## Requirement
Exactly as written, quote every line that follows, skipping the images.

★ ★ ★ ★ ★ ★ ★

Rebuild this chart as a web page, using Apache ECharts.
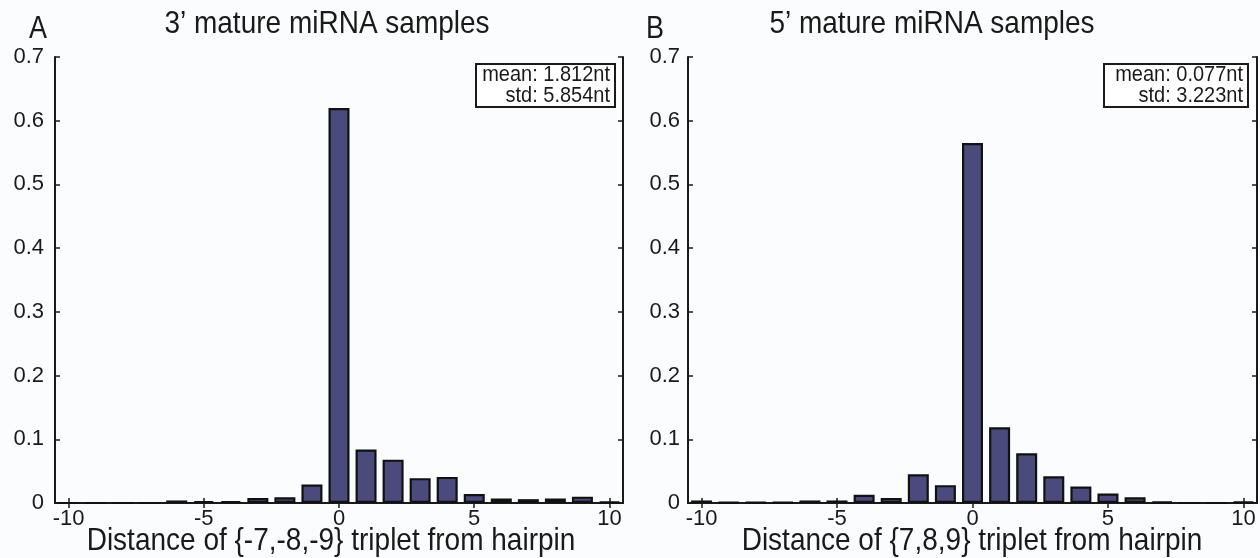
<!DOCTYPE html>
<html>
<head>
<meta charset="UTF-8" />
<title>miRNA triplet distance</title>
<script src="https://cdn.jsdelivr.net/npm/echarts@6/dist/echarts.min.js"></script>
<style>
  html, body { margin: 0; padding: 0; background: #fbfcfe; }
  #chart { width: 1260px; height: 558px; }
</style>
</head>
<body>
<div id="chart"></div>
<script>
// distance bins (nt)
var distances = ['-10','-9','-8','-7','-6','-5','-4','-3','-2','-1','0','1','2','3','4','5','6','7','8','9','10'];
// fraction of samples, panel A (3' mature) and panel B (5' mature)
var frac3p = [0, 0, 0, 0, 0.004, 0.003, 0.003, 0.008, 0.009, 0.029, 0.62, 0.084, 0.068, 0.039, 0.041, 0.014, 0.007, 0.006, 0.007, 0.010, 0.002];
var frac5p = [0.004, 0.001, 0.001, 0.001, 0.004, 0.004, 0.013, 0.008, 0.045, 0.028, 0.565, 0.119, 0.078, 0.042, 0.026, 0.015, 0.009, 0.002, 0, 0, 0.002];
var panelLetters = ['A', 'B'];
var panelTitles = ['3\u2019 mature miRNA samples', '5\u2019 mature miRNA samples'];
var xNames = ['Distance of {-7,-8,-9} triplet from hairpin', 'Distance of {7,8,9} triplet from hairpin'];
var statsMean = ['mean: 1.812nt', 'mean: 0.077nt'];
var statsStd = ['std: 5.854nt', 'std: 3.223nt'];

var FONT = '"Liberation Sans", Arial, Helvetica, sans-serif';
var INK = '#1a1a1a';
var BAR = '#4a4a7c';

var grids = [
  { left: 55, top: 57, width: 568, height: 446, outerBoundsMode: 'none' },
  { left: 688, top: 57, width: 569, height: 446, outerBoundsMode: 'none' }
];

function every5(i, v) { return Number(v) % 5 === 0; }

var xAxes = [], yAxes = [], series = [];
[frac3p, frac5p].forEach(function (data, g) {
  // bottom axis with labels
  xAxes.push({
    type: 'category', gridIndex: g, data: distances, position: 'bottom',
    axisLine: { show: true, lineStyle: { color: INK, width: 2 } },
    axisTick: { show: true, inside: true, length: 5, alignWithLabel: true, interval: every5, lineStyle: { color: INK, width: 1.5 } },
    axisLabel: { interval: every5, margin: 5, color: INK, fontSize: 22, fontFamily: FONT },
    splitLine: { show: false }
  });
  // top box line with ticks
  xAxes.push({
    type: 'category', gridIndex: g, data: distances, position: 'top',
    axisLine: { show: true, lineStyle: { color: INK, width: 2 } },
    axisTick: { show: true, inside: true, length: 5, alignWithLabel: true, interval: every5, lineStyle: { color: INK, width: 1.5 } },
    axisLabel: { show: false },
    splitLine: { show: false }
  });
  yAxes.push({
    type: 'value', gridIndex: g, min: 0, max: 0.7, interval: 0.1, position: 'left',
    axisLine: { show: true, lineStyle: { color: INK, width: 2 } },
    axisTick: { show: true, inside: true, length: 5, lineStyle: { color: INK, width: 1.5 } },
    axisLabel: {
      margin: g === 0 ? 11 : 8, color: INK, fontSize: 22, fontFamily: FONT,
      formatter: function (v) { return v === 0 ? '0' : v.toFixed(1); }
    },
    splitLine: { show: false }
  });
  yAxes.push({
    type: 'value', gridIndex: g, min: 0, max: 0.7, interval: 0.1, position: 'right',
    axisLine: { show: true, lineStyle: { color: INK, width: 2 } },
    axisTick: { show: true, inside: true, length: 5, lineStyle: { color: INK, width: 1.5 } },
    axisLabel: { show: false },
    splitLine: { show: false }
  });
  series.push({
    type: 'bar', xAxisIndex: g * 2, yAxisIndex: g * 2, data: data,
    barWidth: 21,
    itemStyle: { color: BAR, borderColor: '#111', borderWidth: 2.2 },
    emphasis: { disabled: true },
    animation: false
  });
});

// free text: stretched a little vertically, like the original lettering
function label(txt, x, y, size, align, sy) {
  return {
    type: 'text', x: x, y: y, scaleY: sy,
    style: { text: txt, x: 0, y: 0, align: align, verticalAlign: 'middle', font: size + 'px ' + FONT, fill: INK }
  };
}

var graphics = [];
var letterX = [38, 655], titleX = [327, 932], nameX = [331, 972];
var boxX = [476, 1104], boxW = [139, 144];
for (var g = 0; g < 2; g++) {
  graphics.push(label(panelLetters[g], letterX[g], 29, 27, 'center', 1.15));
  graphics.push(label(panelTitles[g], titleX[g], 24, 28, 'center', 1.15));
  graphics.push(label(xNames[g], nameX[g], 541, 28, 'center', 1.15));
  graphics.push({ type: 'rect', shape: { x: boxX[g], y: 64, width: boxW[g], height: 43 }, style: { fill: '#ffffff', stroke: INK, lineWidth: 2 } });
  graphics.push(label(statsMean[g], boxX[g] + boxW[g] - 5, 75, 20, 'right', 1.1));
  graphics.push(label(statsStd[g], boxX[g] + boxW[g] - 5, 96, 20, 'right', 1.1));
}

var myChart = echarts.init(document.getElementById('chart'), null, { renderer: 'canvas' });
myChart.setOption({
  backgroundColor: '#fbfcfe',
  animation: false,
  grid: grids,
  xAxis: xAxes,
  yAxis: yAxes,
  series: series,
  graphic: graphics
});
</script>
</body>
</html>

★ ★ ★ ★ ★ ★ ★

## Response below
Rebuild this chart as a web page, using Apache ECharts.
<!DOCTYPE html>
<html>
<head>
<meta charset="UTF-8" />
<title>miRNA triplet distance</title>
<script src="https://cdn.jsdelivr.net/npm/echarts@6/dist/echarts.min.js"></script>
<style>
  html, body { margin: 0; padding: 0; background: #fbfcfe; }
  #chart { width: 1260px; height: 558px; }
</style>
</head>
<body>
<div id="chart"></div>
<script>
// distance bins (nt)
var distances = ['-10','-9','-8','-7','-6','-5','-4','-3','-2','-1','0','1','2','3','4','5','6','7','8','9','10'];
// fraction of samples, panel A (3' mature) and panel B (5' mature)
var frac3p = [0, 0, 0, 0, 0.004, 0.003, 0.003, 0.008, 0.009, 0.029, 0.62, 0.084, 0.068, 0.039, 0.041, 0.014, 0.007, 0.006, 0.007, 0.010, 0.002];
var frac5p = [0.004, 0.001, 0.001, 0.001, 0.004, 0.004, 0.013, 0.008, 0.045, 0.028, 0.565, 0.119, 0.078, 0.042, 0.026, 0.015, 0.009, 0.002, 0, 0, 0.002];
var panelLetters = ['A', 'B'];
var panelTitles = ['3\u2019 mature miRNA samples', '5\u2019 mature miRNA samples'];
var xNames = ['Distance of {-7,-8,-9} triplet from hairpin', 'Distance of {7,8,9} triplet from hairpin'];
var statsMean = ['mean: 1.812nt', 'mean: 0.077nt'];
var statsStd = ['std: 5.854nt', 'std: 3.223nt'];

var FONT = '"Liberation Sans", Arial, Helvetica, sans-serif';
var INK = '#1a1a1a';
var BAR = '#4a4a7c';

var grids = [
  { left: 55, top: 57, width: 568, height: 446, outerBoundsMode: 'none' },
  { left: 688, top: 57, width: 569, height: 446, outerBoundsMode: 'none' }
];

function every5(i, v) { return Number(v) % 5 === 0; }

var xAxes = [], yAxes = [], series = [];
[frac3p, frac5p].forEach(function (data, g) {
  // bottom axis with labels
  xAxes.push({
    type: 'category', gridIndex: g, data: distances, position: 'bottom',
    axisLine: { show: true, lineStyle: { color: INK, width: 2 } },
    axisTick: { show: true, inside: true, length: 5, alignWithLabel: true, interval: every5, lineStyle: { color: INK, width: 1.5 } },
    axisLabel: { interval: every5, margin: 5, color: INK, fontSize: 22, fontFamily: FONT },
    splitLine: { show: false }
  });
  // top box line with ticks
  xAxes.push({
    type: 'category', gridIndex: g, data: distances, position: 'top',
    axisLine: { show: true, lineStyle: { color: INK, width: 2 } },
    axisTick: { show: true, inside: true, length: 5, alignWithLabel: true, interval: every5, lineStyle: { color: INK, width: 1.5 } },
    axisLabel: { show: false },
    splitLine: { show: false }
  });
  yAxes.push({
    type: 'value', gridIndex: g, min: 0, max: 0.7, interval: 0.1, position: 'left',
    axisLine: { show: true, lineStyle: { color: INK, width: 2 } },
    axisTick: { show: true, inside: true, length: 5, lineStyle: { color: INK, width: 1.5 } },
    axisLabel: {
      margin: g === 0 ? 11 : 8, color: INK, fontSize: 22, fontFamily: FONT,
      formatter: function (v) { return v === 0 ? '0' : v.toFixed(1); }
    },
    splitLine: { show: false }
  });
  yAxes.push({
    type: 'value', gridIndex: g, min: 0, max: 0.7, interval: 0.1, position: 'right',
    axisLine: { show: true, lineStyle: { color: INK, width: 2 } },
    axisTick: { show: true, inside: true, length: 5, lineStyle: { color: INK, width: 1.5 } },
    axisLabel: { show: false },
    splitLine: { show: false }
  });
  series.push({
    type: 'bar', xAxisIndex: g * 2, yAxisIndex: g * 2, data: data,
    barWidth: 21,
    itemStyle: { color: BAR, borderColor: '#111', borderWidth: 2.2 },
    emphasis: { disabled: true },
    animation: false
  });
});

// free text: stretched a little vertically, like the original lettering
function label(txt, x, y, size, align, sy) {
  return {
    type: 'text', x: x, y: y, scaleY: sy,
    style: { text: txt, x: 0, y: 0, align: align, verticalAlign: 'middle', font: size + 'px ' + FONT, fill: INK }
  };
}

var graphics = [];
var letterX = [38, 655], titleX = [327, 932], nameX = [331, 972];
var boxX = [476, 1104], boxW = [139, 144];
for (var g = 0; g < 2; g++) {
  graphics.push(label(panelLetters[g], letterX[g], 29, 27, 'center', 1.15));
  graphics.push(label(panelTitles[g], titleX[g], 24, 28, 'center', 1.15));
  graphics.push(label(xNames[g], nameX[g], 541, 28, 'center', 1.15));
  graphics.push({ type: 'rect', shape: { x: boxX[g], y: 64, width: boxW[g], height: 43 }, style: { fill: '#ffffff', stroke: INK, lineWidth: 2 } });
  graphics.push(label(statsMean[g], boxX[g] + boxW[g] - 5, 75, 20, 'right', 1.1));
  graphics.push(label(statsStd[g], boxX[g] + boxW[g] - 5, 96, 20, 'right', 1.1));
}

var myChart = echarts.init(document.getElementById('chart'), null, { renderer: 'canvas' });
myChart.setOption({
  backgroundColor: '#fbfcfe',
  animation: false,
  grid: grids,
  xAxis: xAxes,
  yAxis: yAxes,
  series: series,
  graphic: graphics
});
</script>
</body>
</html>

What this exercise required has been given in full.